**Available data:**
------------
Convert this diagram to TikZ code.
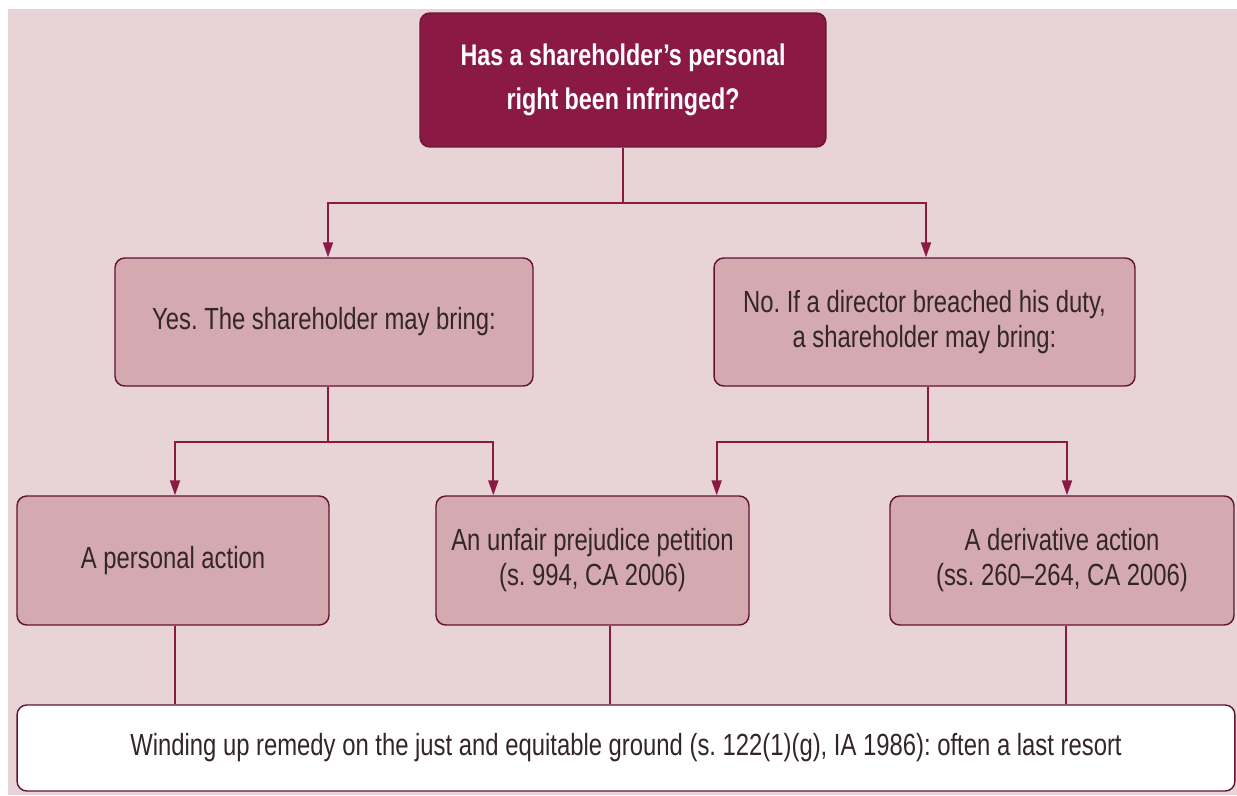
\documentclass[tikz,border=0pt]{standalone}
\usepackage{fontspec}
\setmainfont{Liberation Sans}[FakeStretch=0.78]
\usetikzlibrary{arrows.meta}
\frenchspacing
\definecolor{wine}{HTML}{8A1A44}
\definecolor{rosebg}{HTML}{E8D4D6}
\definecolor{rosebox}{HTML}{D4A9AF}
\definecolor{inktext}{HTML}{33262A}
\tikzset{every path/.style={line width=1.1pt},
  question/.style={rectangle, rounded corners=5.5pt, fill=wine, draw=wine!80!black, line width=0.8pt,
    text=white, align=center, font=\fontsize{17}{25}\selectfont\bfseries},
  answer/.style={rectangle, rounded corners=5.5pt, fill=rosebox, draw=wine!70!black, line width=0.8pt,
    text=inktext, align=center, font=\fontsize{17.4}{20}\selectfont},
  remedy/.style={rectangle, rounded corners=5.5pt, fill=white, draw=wine!70!black, line width=0.8pt,
    text=inktext, align=center, font=\fontsize{17.4}{20}\selectfont},
  link/.style={draw=wine},
  arrow/.style={draw=wine, -{Triangle[length=0.3cm,width=0.2cm]}}}

\begin{document}
\begin{tikzpicture}[x=0.02cm,y=-0.02cm]
   \useasboundingbox (0,0) rectangle (1237,795);
   \fill[rosebg] (8,9) rectangle (1237,795);

   \node[question, minimum width=8.12cm, minimum height=2.68cm] (top) at (623,80)
     {Has a shareholder’s personal\\right been infringed?};
   \node[answer, minimum width=8.36cm, minimum height=2.56cm] (yes) at (324,322)
     {Yes. The shareholder may bring:};
   \node[answer, minimum width=8.42cm, minimum height=2.56cm] (no) at (924.5,322)
     {No. If a director breached his duty,\\a shareholder may bring:};
   \node[answer, minimum width=6.24cm, minimum height=2.58cm] (personal) at (173,560.5)
     {A personal action};
   \node[answer, minimum width=6.26cm, minimum height=2.58cm] (unfair) at (592.5,560.5)
     {An unfair prejudice petition\\(s. 994, CA 2006)};
   \node[answer, minimum width=6.88cm, minimum height=2.58cm] (deriv) at (1062,560.5)
     {A derivative action\\(ss. 260–264, CA 2006)};
   \node[remedy, minimum width=24.36cm, minimum height=1.72cm] (winding) at (626,748)
     {Winding up remedy on the just and equitable ground (s. 122(1)(g), IA 1986): often a last resort};

   \draw[link] (top.south) -- ++(0,55) coordinate (split);
   \draw[arrow] (split) -| ([xshift=0.08cm]yes.north);
   \draw[arrow] (split) -| ([xshift=0.03cm]no.north);

   \draw[link] ([xshift=0.08cm]yes.south) -- ++(0,55) coordinate (ysplit);
   \draw[arrow] (ysplit) -| ([xshift=0.04cm]personal.north);
   \draw[arrow] (ysplit) -| ([xshift=1.16cm]unfair.north west);

   \draw[link] ([xshift=0.07cm]no.south) -- ++(0,55) coordinate (nsplit);
   \draw[arrow] (nsplit) -| ([xshift=-0.66cm]unfair.north east);
   \draw[arrow] (nsplit) -| ([xshift=0.1cm]deriv.north);

   \draw[link] ([xshift=0.04cm]personal.south) -- ([xshift=0.04cm]personal.south |- winding.north);
   \draw[link] ([xshift=0.35cm]unfair.south) -- ([xshift=0.35cm]unfair.south |- winding.north);
   \draw[link] ([xshift=0.08cm]deriv.south) -- ([xshift=0.08cm]deriv.south |- winding.north);
\end{tikzpicture}
\end{document}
------------
**Aim of the task:** Transcribe the material exactly, and leave out whatever pictures it holds.

**Completed exercise:**
Convert this diagram to TikZ code.
\documentclass[tikz,border=0pt]{standalone}
\usepackage{fontspec}
\setmainfont{Liberation Sans}[FakeStretch=0.78]
\usetikzlibrary{arrows.meta}
\frenchspacing
\definecolor{wine}{HTML}{8A1A44}
\definecolor{rosebg}{HTML}{E8D4D6}
\definecolor{rosebox}{HTML}{D4A9AF}
\definecolor{inktext}{HTML}{33262A}
\tikzset{every path/.style={line width=1.1pt},
  question/.style={rectangle, rounded corners=5.5pt, fill=wine, draw=wine!80!black, line width=0.8pt,
    text=white, align=center, font=\fontsize{17}{25}\selectfont\bfseries},
  answer/.style={rectangle, rounded corners=5.5pt, fill=rosebox, draw=wine!70!black, line width=0.8pt,
    text=inktext, align=center, font=\fontsize{17.4}{20}\selectfont},
  remedy/.style={rectangle, rounded corners=5.5pt, fill=white, draw=wine!70!black, line width=0.8pt,
    text=inktext, align=center, font=\fontsize{17.4}{20}\selectfont},
  link/.style={draw=wine},
  arrow/.style={draw=wine, -{Triangle[length=0.3cm,width=0.2cm]}}}

\begin{document}
\begin{tikzpicture}[x=0.02cm,y=-0.02cm]
   \useasboundingbox (0,0) rectangle (1237,795);
   \fill[rosebg] (8,9) rectangle (1237,795);

   \node[question, minimum width=8.12cm, minimum height=2.68cm] (top) at (623,80)
     {Has a shareholder’s personal\\right been infringed?};
   \node[answer, minimum width=8.36cm, minimum height=2.56cm] (yes) at (324,322)
     {Yes. The shareholder may bring:};
   \node[answer, minimum width=8.42cm, minimum height=2.56cm] (no) at (924.5,322)
     {No. If a director breached his duty,\\a shareholder may bring:};
   \node[answer, minimum width=6.24cm, minimum height=2.58cm] (personal) at (173,560.5)
     {A personal action};
   \node[answer, minimum width=6.26cm, minimum height=2.58cm] (unfair) at (592.5,560.5)
     {An unfair prejudice petition\\(s. 994, CA 2006)};
   \node[answer, minimum width=6.88cm, minimum height=2.58cm] (deriv) at (1062,560.5)
     {A derivative action\\(ss. 260–264, CA 2006)};
   \node[remedy, minimum width=24.36cm, minimum height=1.72cm] (winding) at (626,748)
     {Winding up remedy on the just and equitable ground (s. 122(1)(g), IA 1986): often a last resort};

   \draw[link] (top.south) -- ++(0,55) coordinate (split);
   \draw[arrow] (split) -| ([xshift=0.08cm]yes.north);
   \draw[arrow] (split) -| ([xshift=0.03cm]no.north);

   \draw[link] ([xshift=0.08cm]yes.south) -- ++(0,55) coordinate (ysplit);
   \draw[arrow] (ysplit) -| ([xshift=0.04cm]personal.north);
   \draw[arrow] (ysplit) -| ([xshift=1.16cm]unfair.north west);

   \draw[link] ([xshift=0.07cm]no.south) -- ++(0,55) coordinate (nsplit);
   \draw[arrow] (nsplit) -| ([xshift=-0.66cm]unfair.north east);
   \draw[arrow] (nsplit) -| ([xshift=0.1cm]deriv.north);

   \draw[link] ([xshift=0.04cm]personal.south) -- ([xshift=0.04cm]personal.south |- winding.north);
   \draw[link] ([xshift=0.35cm]unfair.south) -- ([xshift=0.35cm]unfair.south |- winding.north);
   \draw[link] ([xshift=0.08cm]deriv.south) -- ([xshift=0.08cm]deriv.south |- winding.north);
\end{tikzpicture}
\end{document}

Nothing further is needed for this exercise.